In subsequent years, pronouncements of faith from prominent Christians in public life like Jimmy Carter and controversial statements from preachers like Bailey Smith, who proclaimed in 1980 that doesn't hear the prayer of a Jew, have made Jews defensive and uneasy, Grossman said, while worried about their own continuity.
There was also discussion of the growing sense of connection between Evangelicals and Israel. George W. Mamo, executive director of Stand for Israel, an advocacy institute of the International Fellowship of Christians and Jews, said he sees Christians keeping older cars or smaller apartments in order to have money to donate to pro-Israel causes, like resettling Soviet Jews. "I've raised over $3 million, $75 at a time," said Mamo. "They see Israel's opponents as thugs and dictators and self-appointed kings." But he said he still confronts the stereotype among Jews that "we only have one motivation to steal your children.
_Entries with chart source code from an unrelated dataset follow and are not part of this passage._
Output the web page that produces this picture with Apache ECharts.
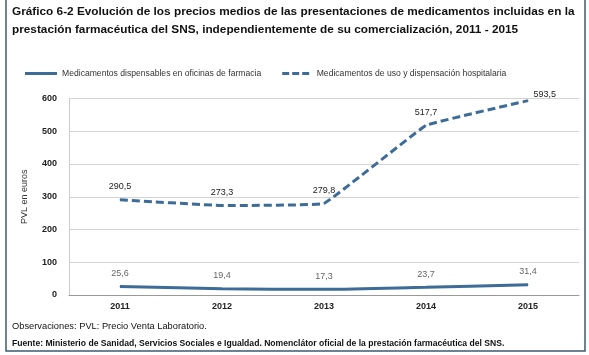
<!DOCTYPE html>
<html><head><meta charset="utf-8">
<script src="https://cdn.jsdelivr.net/npm/echarts@6/dist/echarts.min.js"></script>
<style>html,body{margin:0;padding:0;background:#fff}#c{width:589px;height:355px}</style>
</head><body><div id="c"></div>
<script>
const years = ['2011','2012','2013','2014','2015'];
const farmacia = [25.6, 19.4, 17.3, 23.7, 31.4];
const hospital = [290.5, 273.3, 279.8, 517.7, 593.5];
const seriesNames = ['Medicamentos dispensables en oficinas de farmacia', 'Medicamentos de uso y dispensación hospitalaria'];
const yTicks = [0, 100, 200, 300, 400, 500, 600];

const lineColor = '#3e6c98';
const FONT = 'Liberation Sans, Arial, sans-serif';
const fmt = p => String(p.value).replace('.', ',');
const chart = echarts.init(document.getElementById('c'));
chart.setOption({
  animation: false,
  textStyle: { fontFamily: FONT },
  title: {
    text: 'Gráfico 6-2 Evolución de los precios medios de las presentaciones de medicamentos incluidas en la\nprestación farmacéutica del SNS, independientemente de su comercialización, 2011 - 2015',
    left: 12, top: 3, padding: 0,
    textStyle: { fontSize: 11.8, fontWeight: 'bold', color: '#111', lineHeight: 18, fontFamily: FONT }
  },
  legend: {
    top: 69, left: 25, itemWidth: 32, itemHeight: 3, itemGap: 21, padding: 0,
    textStyle: { fontSize: 8.6, color: '#333' },
    data: [
      { name: seriesNames[0], icon: 'path://M0,0h32v3h-32z' },
      { name: seriesNames[1], icon: 'path://M0,0h7v3h-7z M10,0h7v3h-7z M20,0h7v3h-7z' }
    ]
  },
  grid: { left: 69, right: 10, top: 98.5, bottom: 60, containLabel: false },
  xAxis: {
    type: 'category', data: years, boundaryGap: true,
    axisLine: { lineStyle: { color: '#999' } },
    axisTick: { show: false },
    axisLabel: { fontSize: 9, fontWeight: 'bold', color: '#222', margin: 7 }
  },
  yAxis: {
    type: 'value', min: yTicks[0], max: yTicks[yTicks.length - 1], interval: 100,
    name: 'PVL en euros', nameLocation: 'middle', nameGap: 40, nameRotate: 90,
    nameTextStyle: { fontSize: 9, color: '#333' },
    axisLine: { show: true, lineStyle: { color: '#ccc' } },
    axisTick: { show: false },
    splitLine: { lineStyle: { color: '#d4d4d4' } },
    axisLabel: { fontSize: 9, fontWeight: 'bold', color: '#222', margin: 12 }
  },
  series: [
    {
      name: seriesNames[0], type: 'line', data: farmacia, smooth: 0.3,
      symbol: 'circle', symbolSize: 1, showSymbol: true,
      lineStyle: { color: lineColor, width: 3 }, itemStyle: { color: lineColor },
      label: { show: true, position: 'top', distance: 8, fontSize: 9, color: '#666', formatter: fmt }
    },
    {
      name: seriesNames[1], type: 'line', smooth: 0.06,
      data: hospital.map((v, i) => i === hospital.length - 1
        ? { value: v, label: { position: 'right', distance: 5, offset: [0, -6] } } : v),
      symbol: 'circle', symbolSize: 1, showSymbol: true,
      lineStyle: { color: lineColor, width: 3, type: [8, 4] }, itemStyle: { color: lineColor },
      label: { show: true, position: 'top', distance: 8, fontSize: 9, color: '#222', formatter: fmt }
    }
  ],
  graphic: [
    { type: 'rect', shape: { x: 6, y: -5, width: 579, height: 356 }, style: { fill: 'none', stroke: '#3b5b70', lineWidth: 1.5 } },
    { type: 'text', left: 12, top: 322, style: { text: 'Observaciones: PVL: Precio Venta Laboratorio.', fontSize: 9.3, fill: '#111', fontFamily: FONT } },
    { type: 'text', left: 12, top: 339, style: { text: 'Fuente: Ministerio de Sanidad, Servicios Sociales e Igualdad. Nomenclátor oficial de la prestación farmacéutica del SNS.', fontSize: 8.6, fontWeight: 'bold', fill: '#111', fontFamily: FONT } }
  ]
});
</script></body></html>
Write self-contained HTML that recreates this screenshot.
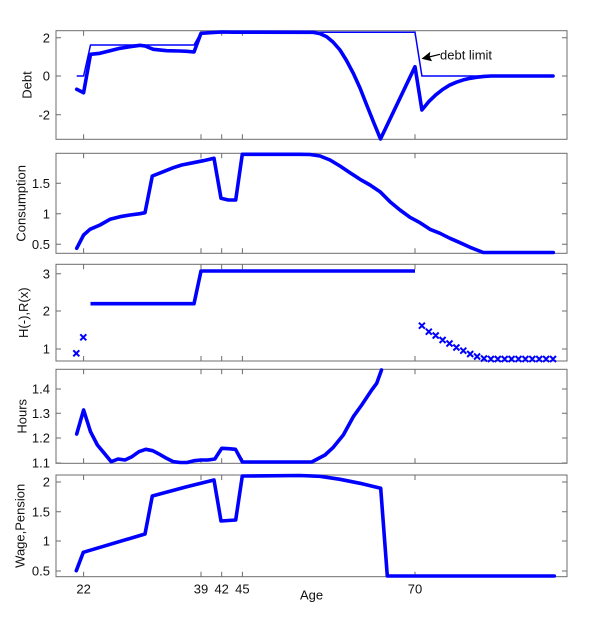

That we have to get a certain number of Jews to Israel and then, boom, Jesus will come back."
Mamo, who has twice spoken at national meetings of the Jewish Council for Public Affairs, said he wanted Jews to know that "some of your suspicions are well founded. The sages rightly say suspect the stranger in your midst. But the non-strangers among us want you to know we are not all Elmer Gantrys, and most of us have never owned a white suit."